After Abraham was buried, his spirit ascended to be with his Maker. But he was surprised to be stopped at the gate of heaven. The attendant said, “You are not to be admitted until you read this.” And he handed Abraham a letter on parchment worn with age. His eyes grew wide when he opened it.

Dearest Abraham, my love,

I know that you are eager to come into this next world. And you are probably going to look for me, your loving wife, Sarah. I’ve asked them not to let you in until you read this.

You need to know how much you hurt me when you took Isaac that day without telling me a single word. I’ve replayed that day in my head a thousand times. I know you. If you had spoken to me that morning you would have said you were on a mission from God.

And you knew I would question you. You knew I’d demand to know what kind of God would want the blood of our son, our Isaac. You knew I would hold on to him for dear life and scream if you tried to pry him from my arms.
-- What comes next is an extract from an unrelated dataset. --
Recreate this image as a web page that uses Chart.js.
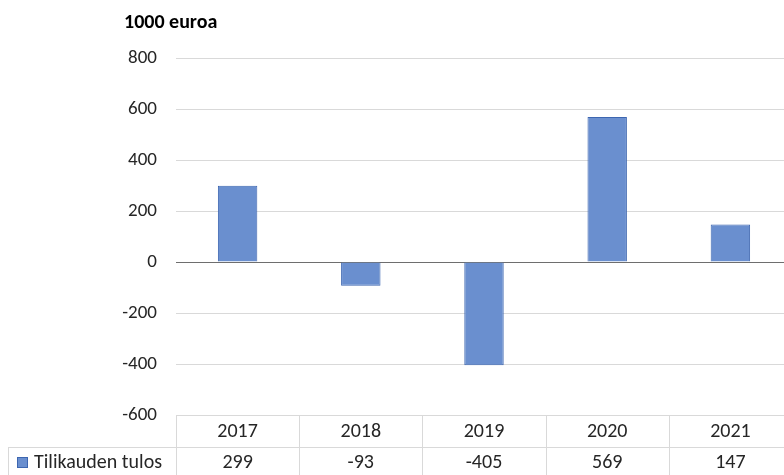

And so you stole him away like a thief in the night.

After all our years together, you owed it to me to tell me what you were going to do to my son. You abused him. You abused me. And look what happened? Even though Isaac lived, I died! And never held my son again.

Abraham, I love you. Someday, when we are finally together again, I may forgive you. But not until you acknowledge the pain you caused me, your wife; me, Isaac’s mother, me, the matriarch of our clan to be.

Even the terrible can be forgiven, my love. But not without sorrow and regret. Not without declaring, once and for all, that God does not desire the blood of children nor the tears of women. Not without teaching our descendants that what you did will never be asked of any father, mother and son again.

I hope you can do these things. Because I love you so much. I really, really do. For smashing the idols of your father, I love you. For your caring and patience, I love you. I need to know, though, that you will now be as faithful to me as you were to God. If you agree, close your eyes and nod twice. If you don’t, well…

Love, Sarah

Abraham sighed. But he didn’t have to dwell on it. He closed his eyes and nodded twice, vigorously. When he opened them, there she was. They embraced with a tenderness born of love and sorrow. They were finally reunited, this time forever. And some day, Isaac, Ishmael and Hagar would join them and they would be a family again at last.

If only that wholeness would be ours this day! Would that we could nod twice and the breaches in our lives be healed. Would that we might no longer be torn when we reach our final resting place!

But we are still here. We do not have to wait for the grave. We don’t have to wait for the painful funeral to acknowledge the “damage that we’ve done.” We can do it today, here, now.

I hope with all of my heart that when it is our time to leave for good, there does not have to be a letter waiting for us.

I hope and pray that we, starting today, take our loved ones aside to tell them we know the hurt we have caused; that even the most reasonable excuse does stop the bleeding inside.

I hope that healing starts with acknowledgement and is completed only when we change for the better.

We were not meant to be torn forever. We were always meant to be whole. It starts today. You don’t have to write that letter to someone from whom you feel distanced. But you could. Or you could simply hold them, look at them, share the love in your eyes and words from your heart.

But please, do not leave your love unsaid, your words unspoken. Don’t write a life story like Abraham’s that causes heartache for generations.

Learn from the foibles of our greatest heroes. Be greater than them, who lived their lives in painful silences. Shatter the silence that keeps you apart from someone you love. Declare your love. Say it aloud, today. For wholeness. For good. Forever. Forever.